At my current gig, we’ve spent some time building out our initial product. Things have been going well, and we have been growing. These days we started to notice that some over our API endpoints weren’t as responsive as before. We’ve also started to increase our number of users significantly. To that end, it was time for us to start measuring our requests and fixing them if necessary.
Types of performance tests
A quick google search will give you as many types of performance testing as you could want. Figuring out what you need to test is always the first step in improving your system. If you expect that you are going to have very spiky traffic, then you should probably do tests that will mimic this. This might mean that you measure how fast your system can scale up if you get massive amounts of traffics over a few minutes.
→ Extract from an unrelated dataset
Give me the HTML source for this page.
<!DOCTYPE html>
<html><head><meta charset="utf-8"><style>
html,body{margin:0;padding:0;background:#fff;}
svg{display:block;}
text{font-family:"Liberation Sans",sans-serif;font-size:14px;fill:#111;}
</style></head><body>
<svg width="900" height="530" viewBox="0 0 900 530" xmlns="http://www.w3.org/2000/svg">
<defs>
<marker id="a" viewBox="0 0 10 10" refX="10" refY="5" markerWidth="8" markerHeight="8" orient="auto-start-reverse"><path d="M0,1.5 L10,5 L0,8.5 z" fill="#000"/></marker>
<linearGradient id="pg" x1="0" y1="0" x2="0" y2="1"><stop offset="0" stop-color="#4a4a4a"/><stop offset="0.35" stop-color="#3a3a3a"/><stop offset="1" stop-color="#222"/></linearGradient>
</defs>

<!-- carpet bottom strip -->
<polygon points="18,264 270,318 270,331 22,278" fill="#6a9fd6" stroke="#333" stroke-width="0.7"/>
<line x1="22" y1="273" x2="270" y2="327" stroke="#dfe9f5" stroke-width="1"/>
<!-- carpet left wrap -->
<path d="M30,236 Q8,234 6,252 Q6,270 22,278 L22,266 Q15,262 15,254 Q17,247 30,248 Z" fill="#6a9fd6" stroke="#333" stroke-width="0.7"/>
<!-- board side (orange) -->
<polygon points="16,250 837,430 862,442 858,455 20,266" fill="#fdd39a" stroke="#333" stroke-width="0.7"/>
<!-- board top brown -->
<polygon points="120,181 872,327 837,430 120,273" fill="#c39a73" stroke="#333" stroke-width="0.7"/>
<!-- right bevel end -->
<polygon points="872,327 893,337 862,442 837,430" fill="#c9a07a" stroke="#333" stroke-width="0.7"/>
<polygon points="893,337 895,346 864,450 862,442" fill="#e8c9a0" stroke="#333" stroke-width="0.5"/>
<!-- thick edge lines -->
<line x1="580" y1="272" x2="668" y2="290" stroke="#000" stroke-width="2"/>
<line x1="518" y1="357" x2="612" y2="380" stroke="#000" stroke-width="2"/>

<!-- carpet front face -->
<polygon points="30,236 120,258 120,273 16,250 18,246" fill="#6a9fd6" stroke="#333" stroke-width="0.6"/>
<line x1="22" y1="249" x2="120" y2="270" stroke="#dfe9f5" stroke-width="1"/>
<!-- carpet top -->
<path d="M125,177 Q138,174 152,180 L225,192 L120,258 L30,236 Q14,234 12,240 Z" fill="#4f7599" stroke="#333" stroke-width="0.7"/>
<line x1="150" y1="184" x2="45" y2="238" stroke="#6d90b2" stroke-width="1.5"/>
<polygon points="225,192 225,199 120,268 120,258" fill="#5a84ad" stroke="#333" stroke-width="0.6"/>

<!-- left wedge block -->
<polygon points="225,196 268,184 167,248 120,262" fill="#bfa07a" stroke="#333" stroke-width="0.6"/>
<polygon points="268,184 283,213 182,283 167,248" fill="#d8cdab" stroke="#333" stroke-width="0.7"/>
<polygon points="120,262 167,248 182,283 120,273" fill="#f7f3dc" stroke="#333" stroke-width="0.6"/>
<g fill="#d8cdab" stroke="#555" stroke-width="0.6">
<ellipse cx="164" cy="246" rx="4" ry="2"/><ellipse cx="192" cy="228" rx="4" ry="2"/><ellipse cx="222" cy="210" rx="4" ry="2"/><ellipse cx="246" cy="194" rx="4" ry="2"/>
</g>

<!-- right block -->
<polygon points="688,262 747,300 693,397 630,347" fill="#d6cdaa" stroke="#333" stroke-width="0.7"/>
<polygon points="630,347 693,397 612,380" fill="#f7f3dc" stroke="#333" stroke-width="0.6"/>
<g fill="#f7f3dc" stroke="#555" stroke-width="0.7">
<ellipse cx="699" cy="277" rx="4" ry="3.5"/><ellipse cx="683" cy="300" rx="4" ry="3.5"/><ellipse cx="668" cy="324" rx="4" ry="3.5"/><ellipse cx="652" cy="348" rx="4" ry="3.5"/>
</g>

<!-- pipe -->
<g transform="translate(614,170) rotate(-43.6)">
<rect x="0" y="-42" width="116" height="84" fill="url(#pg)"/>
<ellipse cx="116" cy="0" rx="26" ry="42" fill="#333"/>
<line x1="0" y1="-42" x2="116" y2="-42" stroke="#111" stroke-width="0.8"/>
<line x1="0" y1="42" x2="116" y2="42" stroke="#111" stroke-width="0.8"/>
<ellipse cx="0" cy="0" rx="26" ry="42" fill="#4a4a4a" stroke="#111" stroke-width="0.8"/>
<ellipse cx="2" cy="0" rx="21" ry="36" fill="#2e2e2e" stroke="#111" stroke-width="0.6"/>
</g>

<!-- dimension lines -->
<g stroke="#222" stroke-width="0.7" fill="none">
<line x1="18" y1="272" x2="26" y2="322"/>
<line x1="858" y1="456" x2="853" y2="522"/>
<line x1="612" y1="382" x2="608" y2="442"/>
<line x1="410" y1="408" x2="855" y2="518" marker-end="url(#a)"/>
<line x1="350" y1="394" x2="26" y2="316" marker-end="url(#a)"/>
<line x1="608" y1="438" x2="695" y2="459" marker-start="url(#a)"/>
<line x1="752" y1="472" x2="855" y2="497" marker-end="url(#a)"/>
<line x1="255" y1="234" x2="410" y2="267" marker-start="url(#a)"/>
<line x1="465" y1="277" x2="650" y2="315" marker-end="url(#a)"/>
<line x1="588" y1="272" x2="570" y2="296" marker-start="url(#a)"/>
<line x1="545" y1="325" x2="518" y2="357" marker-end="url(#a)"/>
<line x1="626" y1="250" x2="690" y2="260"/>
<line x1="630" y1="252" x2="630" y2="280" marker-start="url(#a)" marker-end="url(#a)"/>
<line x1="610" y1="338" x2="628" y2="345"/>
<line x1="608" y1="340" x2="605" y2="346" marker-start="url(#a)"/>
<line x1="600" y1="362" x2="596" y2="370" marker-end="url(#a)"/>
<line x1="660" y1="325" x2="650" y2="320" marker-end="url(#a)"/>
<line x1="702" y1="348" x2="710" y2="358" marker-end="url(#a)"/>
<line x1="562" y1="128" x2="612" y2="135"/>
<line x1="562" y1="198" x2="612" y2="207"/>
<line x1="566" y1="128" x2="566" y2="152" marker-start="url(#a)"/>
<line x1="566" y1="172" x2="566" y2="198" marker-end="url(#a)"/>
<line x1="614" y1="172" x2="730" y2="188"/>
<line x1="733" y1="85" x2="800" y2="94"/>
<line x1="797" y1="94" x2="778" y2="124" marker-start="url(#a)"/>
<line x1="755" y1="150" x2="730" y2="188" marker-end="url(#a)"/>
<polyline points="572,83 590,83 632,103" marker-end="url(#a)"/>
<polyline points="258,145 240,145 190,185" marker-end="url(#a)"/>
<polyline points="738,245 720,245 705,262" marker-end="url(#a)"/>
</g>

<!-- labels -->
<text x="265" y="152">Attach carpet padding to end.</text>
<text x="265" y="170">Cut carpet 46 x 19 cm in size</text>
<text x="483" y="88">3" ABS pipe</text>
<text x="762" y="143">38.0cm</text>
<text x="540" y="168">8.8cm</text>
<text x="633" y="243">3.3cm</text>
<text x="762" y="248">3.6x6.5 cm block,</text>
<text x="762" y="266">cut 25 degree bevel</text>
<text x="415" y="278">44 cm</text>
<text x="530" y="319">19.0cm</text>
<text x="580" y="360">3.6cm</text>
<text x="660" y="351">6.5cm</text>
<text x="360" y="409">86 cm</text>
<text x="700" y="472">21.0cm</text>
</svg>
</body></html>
At the Tuesday Company, since we are expecting more users and we are starting to see lag times in loading, we decided to test increased user loads and speed of endpoints. We also decided to stress test our system to see where our servers started to break down.
Load vs. Speed vs. Stress
Load in our case is the measure of response time while multiple clients connect to our API server. Speed, on the other hand, is the measure of how long a single endpoint takes to respond on average. Stress is how many concurrent users it takes for the server to start having error conditions. Those are our working definitions.
Our current tech stack
We are using python at the moment along with flask for our API server. After a little searching and thought we decided to use Locust to run our tests. Since we needed some way to measure where our bottlenecks were, we also decided to use the Werkzeug profiler Locust has some pretty good documentation, and it was straightforward creating a few scenarios that covered our most common use cases. Werkzeug was a bit more involved, but I followed this guide and the profiler documentation and managed to muddle through. At the end of the day, I had to install qcachegrind instead of kcachegrind as recommended by the guide. Also when setting up the profiler, I had to use this configuration to get the output I needed.
f = open('profiler.log', 'w') stream = MergeStream(sys.stdout, f) profiler = ProfilerMiddleware(app, stream, profile_dir='/where/to/save')
At the end of the day, we verified about three significant changes to our infrastructure and code. We managed to reduce the call time for two of our endpoints by half with code and database changes. We managed to increase the number of users we could handle by roughly double, while keeping performance at the previous level with an infrastructure change. We also managed to improve by an order of magnitude.